Chicory, they say, goes back to Andrew Jackson and the Battle of N’Orlins, when pirate captain Jean Lafitte could not smuggle in coffee anymore when Admiral Cochrane of the Royal Navy blockaded the port.

So they roasted and ground the root of chicory, and brewed up their own version cut half and half with the dwindling coffee beans. And they never stopped.

The coffee content is higher, to be sure, but the savory tang in a Louisiana (or parts of Tennessee) cuppa joe comes from the plant with those beautiful azure flowers, which are no doubt being sworn at this very moment by folks with weed whackers.

Chicory is a native plant, and along with the now erupting goldenrod shoots and the early stems of my beloved ironweed, they dominate the later summer in ditches and medians and other less heavily tended open areas. What dry weather and harsh conditions do to lawn grass is where the long-time local plants thrive, along with a fair measure of invaders like dandelions and garlic mustard.

More sadly, chicory is the first of the series of blossoms that announce the latter half of summer, from post-fireworks chicory to mid-August’s gold and purple of goldenrod and ironweed, to the profusion of asters and michaelmas daisies from Labor Day. Asters are the little star shaped flower all up and down the last tall growth of the summer, from the Greek “aster” for star, and the Native Americans knew it as the herald of first frost.

In my neighborhood, the deer are not only so hungry but thirsty enough to eat sedum and peony, hosta and um, some other plant I’m not sure of. But they’re eating stuff I’ve never seen them go for, leaving only the basil and boxwood alone.

The marigolds, though, are showing their central American roots by just shouting their silly orange heads off in the heat, barely wilting even when we forget to water (when I forget to water; the Lovely Wife never forgets when she’s home).
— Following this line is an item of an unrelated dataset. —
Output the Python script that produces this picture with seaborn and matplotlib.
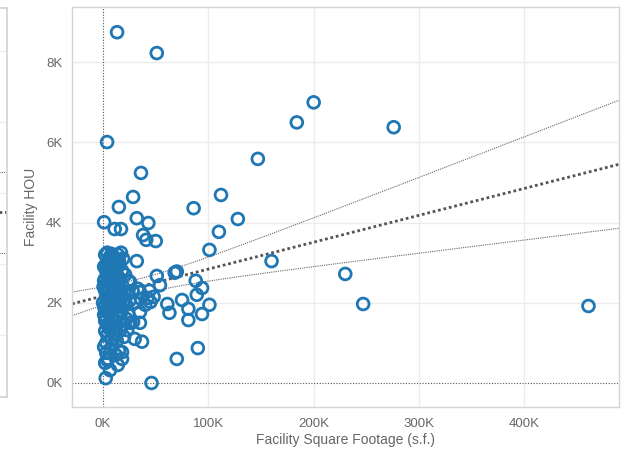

Deer apparently won’t touch them, though the idea that they don’t eat what’s next to them has been refuted by events the last few summers.

We’re thinking about a whole garden of marigolds, basil, and lavendar next year.

Now, when you’re talking about native plants, the amazing thing is that most of what makes up the green in an average lawn right now has only been in this country less than a few centuries. Dandelions, plantain, clover, most daisies, a fair amount of the grasses, and of course crabgrass are all introduced species, landing somewhere in the wake of the Jamestown settlers in 1607.

Actually, some botanists think it likely they came ashore when the early ships shoveled their ballast of gravel and dirt from Portsmouth and the Thames estuary off onto the shore in Virginia, to make room for loads of tobacco heading back home. The dirt harbored the seeds which germinated and, um, spread.

At any rate, chicory’s blue splatter along the roadways reminds us that summer is halfway (culturally, anyhow, not astronomical summer). Make the most of what we have left, which is quite a bit!